“I am the wisest man alive, for I know one thing, and that is that I know nothing” declared Plato so many centuries ago.
The paradox of satisfaction suggests that the tools we employ to increase our satisfaction of choices — filters and recommendations — may be unsatisfying if they diminish the power of our choices. Another way to put it: no system can be absolutely satisfying.
In classical economics, students are more or less familiar with Smith’s paradox of value (known also as the water-diamond paradox). This one declares that although water is the most essential need for humanity to survive, it is less valuable than a diamond and so humans value the later than the former.
It is the same stupid case which happens at the turn of each February every year when a young dating couple meets up. He buys her a bottle of water that costs $1 but she gets jealous when the next table a diamond necklace that costs $200 changes hands between him and her.
In modern times, the paradox of satisfaction comes out clearly when Bill Gates decides willingly to commit $10 million to fight the coronavirus just a day or so when it broke out. Then the humanity floods Twitter and Facebook, saying well, it is good but not “enough.”
It is apparent when Jeff Bezos, the current number one rich man on earth commits $10 billions to fight climate change progressively in the next coming decades. That means (he will keep committing as long as the threat remains existential) but humanity says, it won’t be enough.
What the hell is happening? What is enough to be enough?
Do you know how many dollar billionaires are there in the world who decide to eat their wealth in complete silence, pretending that they know not about the world’s most pressing problems? Let me give you some data in just one rich place.
Seventy-six billionaires (or nearly a fifth of the Forbes’ 400 list of rich American billionaires) earned the lowest-possible philanthropy score of one, which means they have given away less than $30 million or under 1% of their fortune in their lifetimes. And your guess is right, President Donald Trump is one of them!
Steven Pinker makes a startling point about this satisfaction paradox in his mind blowing book: “Enlightenment Now” when he jokingly writes about humanity’s lack of appreciation for progress, particularly on happiness. Quoting comedian Louis C. K, he says that today people who fly in an air plane upon arrival will always complain about all the bad things that they experienced.
They’re like, “it was the worst day of my life…. We get on the plane and they made us sit there on the runway for forty minutes.” Louis jokingly inquires, “oh really, then what happened next? Did you fly through the air, incredibly, like a bird?” He goes on to implore that “you’re sitting in a chair in a sky. You’re like a Greek myth right now.”

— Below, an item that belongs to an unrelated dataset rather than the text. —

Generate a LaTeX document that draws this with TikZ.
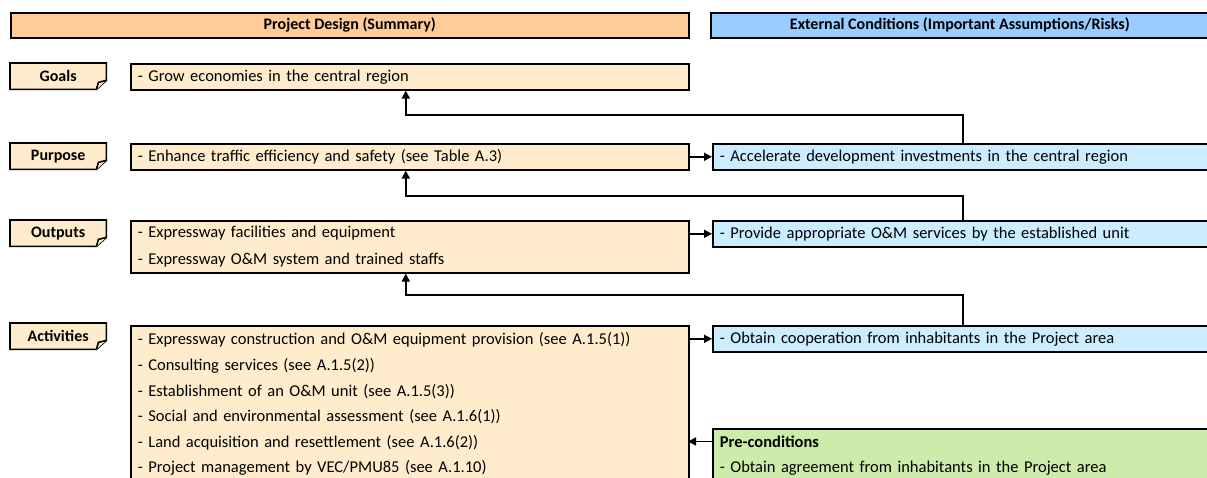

And when people complain of air flights delaying, for example, the case of a flight from New York to California which today takes five hours, Louis reminds us that it used to take 30 years a century or so ago.
Most often, we tend to forget how much the world has achieved which also clouds our mental faculty leading to us belittling the humanity’s generous contributions.
The news headline is full of craps, of most things negative, less positive. The recent coronavirus outbreak for example, has left you more hopeless about the world, forgetting that there was a smallpox which has since gone to extinction thanks to human ingenuity in science and medicine.
So stop the satisfaction paradox and appreciate more today.